Les créateurs de tendance

La dernière campagne pour Suchard va-t-elle créer une tendance ? En prônant le « retour du plaisir », la marque fait émerger un nouveau discours à contre-courant du moralisme ambiant. Sera-t-elle suivie ? En effet, si certaines publicités ouvrent de nouvelles pistes et de nouvelles tendances, on ne s'en aperçoit qu'après…

Quand Andy Warhol a créé sa Factory en 1964 à New York, le roi du pop art avait déjà les mains dans la publicité depuis une dizaine d'années. Difficile de déterminer clairement qui a nourri l'autre. De même, pour l'école publicitaire anglaise des années 1970-1980. Les frères Ridley et Tony Scott ont démarré par des publicités marquantes avant de basculer sur grand écran. Même chose pour Adrian Lyne, Hugh Hudson, entre autres. La même année, en 1986, sortaient d'ailleurs deux productions mythiques et tellement synchrones : le film Neuf Semaines et demie et la publicité pour Levi's de l'agence anglaise BBH avec son célèbre strip-tease dans la laverie automatique rythmé par le magique Marvin Gaye.
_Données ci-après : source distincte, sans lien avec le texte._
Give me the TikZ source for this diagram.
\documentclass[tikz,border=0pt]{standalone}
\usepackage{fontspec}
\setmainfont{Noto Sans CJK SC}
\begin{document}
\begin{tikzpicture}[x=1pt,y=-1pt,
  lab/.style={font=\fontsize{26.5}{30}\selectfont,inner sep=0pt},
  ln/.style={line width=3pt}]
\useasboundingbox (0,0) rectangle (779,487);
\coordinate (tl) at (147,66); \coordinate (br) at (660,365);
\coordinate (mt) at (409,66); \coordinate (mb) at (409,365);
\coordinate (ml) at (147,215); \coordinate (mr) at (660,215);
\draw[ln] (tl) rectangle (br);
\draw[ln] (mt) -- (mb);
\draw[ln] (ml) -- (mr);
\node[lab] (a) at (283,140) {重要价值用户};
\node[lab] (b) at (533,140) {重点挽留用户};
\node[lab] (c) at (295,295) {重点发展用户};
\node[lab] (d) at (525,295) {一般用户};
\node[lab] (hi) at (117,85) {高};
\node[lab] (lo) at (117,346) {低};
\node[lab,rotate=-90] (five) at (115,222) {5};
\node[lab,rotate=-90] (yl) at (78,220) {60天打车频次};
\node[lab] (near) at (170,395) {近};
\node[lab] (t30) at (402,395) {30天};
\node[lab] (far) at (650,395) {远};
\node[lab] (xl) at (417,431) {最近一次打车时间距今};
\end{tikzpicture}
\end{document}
« Les idées naissent d'une minuscule collision », résumait le célèbre publicitaire Philippe Michel, fondateur de l'agence CLM BBDO. De la provocante Myriam au « Buvez, éliminez » de Vittel, ses créations sont restées dans l'imaginaire collectif. Les publicités de l'illustrateur Jean-Paul Goude ont, elles aussi, changé la stratégie publicitaire, avec l'avènement des imaginaires de marque et même de pays comme lors du défilé du bicentenaire de la Révolution française.